### Provided material

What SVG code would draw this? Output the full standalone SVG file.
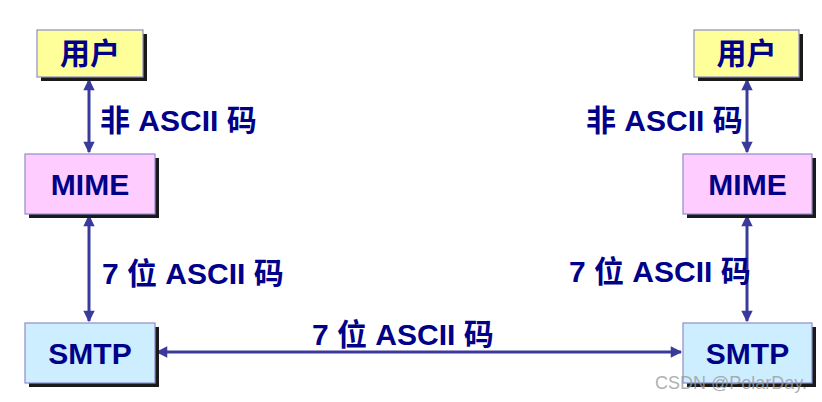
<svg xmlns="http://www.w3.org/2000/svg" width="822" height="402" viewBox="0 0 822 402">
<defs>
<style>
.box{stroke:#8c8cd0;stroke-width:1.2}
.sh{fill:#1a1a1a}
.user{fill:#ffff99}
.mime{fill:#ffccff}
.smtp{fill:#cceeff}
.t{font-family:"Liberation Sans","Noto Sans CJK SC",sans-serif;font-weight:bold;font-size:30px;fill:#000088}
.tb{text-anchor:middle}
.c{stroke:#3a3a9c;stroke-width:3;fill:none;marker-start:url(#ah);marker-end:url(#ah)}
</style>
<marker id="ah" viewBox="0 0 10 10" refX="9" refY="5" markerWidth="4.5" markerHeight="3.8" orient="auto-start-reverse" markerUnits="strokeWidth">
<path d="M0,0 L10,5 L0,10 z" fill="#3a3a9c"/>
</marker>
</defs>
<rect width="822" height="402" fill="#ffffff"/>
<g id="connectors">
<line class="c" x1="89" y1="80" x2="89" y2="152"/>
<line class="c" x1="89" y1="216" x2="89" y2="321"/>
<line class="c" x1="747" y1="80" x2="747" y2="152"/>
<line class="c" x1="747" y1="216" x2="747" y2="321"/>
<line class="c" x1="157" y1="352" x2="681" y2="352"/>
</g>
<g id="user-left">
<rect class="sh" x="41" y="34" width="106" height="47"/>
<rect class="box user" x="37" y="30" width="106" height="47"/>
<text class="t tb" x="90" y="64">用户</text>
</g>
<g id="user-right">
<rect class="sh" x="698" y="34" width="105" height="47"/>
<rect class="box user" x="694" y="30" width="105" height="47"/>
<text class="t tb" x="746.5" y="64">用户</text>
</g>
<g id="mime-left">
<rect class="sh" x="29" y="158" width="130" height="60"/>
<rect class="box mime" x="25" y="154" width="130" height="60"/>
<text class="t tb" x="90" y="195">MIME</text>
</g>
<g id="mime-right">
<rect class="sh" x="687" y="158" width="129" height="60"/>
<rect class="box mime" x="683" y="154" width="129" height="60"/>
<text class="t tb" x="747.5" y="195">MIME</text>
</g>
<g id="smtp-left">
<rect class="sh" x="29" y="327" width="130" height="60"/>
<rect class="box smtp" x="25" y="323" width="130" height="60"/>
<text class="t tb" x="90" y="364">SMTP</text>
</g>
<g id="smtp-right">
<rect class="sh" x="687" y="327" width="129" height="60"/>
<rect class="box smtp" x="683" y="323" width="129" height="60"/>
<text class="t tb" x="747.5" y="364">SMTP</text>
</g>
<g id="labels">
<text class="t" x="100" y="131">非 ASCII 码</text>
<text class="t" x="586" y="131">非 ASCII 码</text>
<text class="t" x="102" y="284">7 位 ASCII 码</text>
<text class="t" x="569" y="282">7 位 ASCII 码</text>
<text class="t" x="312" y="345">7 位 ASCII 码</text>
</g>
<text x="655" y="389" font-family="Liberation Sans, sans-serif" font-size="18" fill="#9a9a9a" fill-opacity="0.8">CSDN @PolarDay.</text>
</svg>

######

§ Set problem
Copy the listing over exactly, skipping the pictures it holds.

§ Expected answer
What SVG code would draw this? Output the full standalone SVG file.
<svg xmlns="http://www.w3.org/2000/svg" width="822" height="402" viewBox="0 0 822 402">
<defs>
<style>
.box{stroke:#8c8cd0;stroke-width:1.2}
.sh{fill:#1a1a1a}
.user{fill:#ffff99}
.mime{fill:#ffccff}
.smtp{fill:#cceeff}
.t{font-family:"Liberation Sans","Noto Sans CJK SC",sans-serif;font-weight:bold;font-size:30px;fill:#000088}
.tb{text-anchor:middle}
.c{stroke:#3a3a9c;stroke-width:3;fill:none;marker-start:url(#ah);marker-end:url(#ah)}
</style>
<marker id="ah" viewBox="0 0 10 10" refX="9" refY="5" markerWidth="4.5" markerHeight="3.8" orient="auto-start-reverse" markerUnits="strokeWidth">
<path d="M0,0 L10,5 L0,10 z" fill="#3a3a9c"/>
</marker>
</defs>
<rect width="822" height="402" fill="#ffffff"/>
<g id="connectors">
<line class="c" x1="89" y1="80" x2="89" y2="152"/>
<line class="c" x1="89" y1="216" x2="89" y2="321"/>
<line class="c" x1="747" y1="80" x2="747" y2="152"/>
<line class="c" x1="747" y1="216" x2="747" y2="321"/>
<line class="c" x1="157" y1="352" x2="681" y2="352"/>
</g>
<g id="user-left">
<rect class="sh" x="41" y="34" width="106" height="47"/>
<rect class="box user" x="37" y="30" width="106" height="47"/>
<text class="t tb" x="90" y="64">用户</text>
</g>
<g id="user-right">
<rect class="sh" x="698" y="34" width="105" height="47"/>
<rect class="box user" x="694" y="30" width="105" height="47"/>
<text class="t tb" x="746.5" y="64">用户</text>
</g>
<g id="mime-left">
<rect class="sh" x="29" y="158" width="130" height="60"/>
<rect class="box mime" x="25" y="154" width="130" height="60"/>
<text class="t tb" x="90" y="195">MIME</text>
</g>
<g id="mime-right">
<rect class="sh" x="687" y="158" width="129" height="60"/>
<rect class="box mime" x="683" y="154" width="129" height="60"/>
<text class="t tb" x="747.5" y="195">MIME</text>
</g>
<g id="smtp-left">
<rect class="sh" x="29" y="327" width="130" height="60"/>
<rect class="box smtp" x="25" y="323" width="130" height="60"/>
<text class="t tb" x="90" y="364">SMTP</text>
</g>
<g id="smtp-right">
<rect class="sh" x="687" y="327" width="129" height="60"/>
<rect class="box smtp" x="683" y="323" width="129" height="60"/>
<text class="t tb" x="747.5" y="364">SMTP</text>
</g>
<g id="labels">
<text class="t" x="100" y="131">非 ASCII 码</text>
<text class="t" x="586" y="131">非 ASCII 码</text>
<text class="t" x="102" y="284">7 位 ASCII 码</text>
<text class="t" x="569" y="282">7 位 ASCII 码</text>
<text class="t" x="312" y="345">7 位 ASCII 码</text>
</g>
<text x="655" y="389" font-family="Liberation Sans, sans-serif" font-size="18" fill="#9a9a9a" fill-opacity="0.8">CSDN @PolarDay.</text>
</svg>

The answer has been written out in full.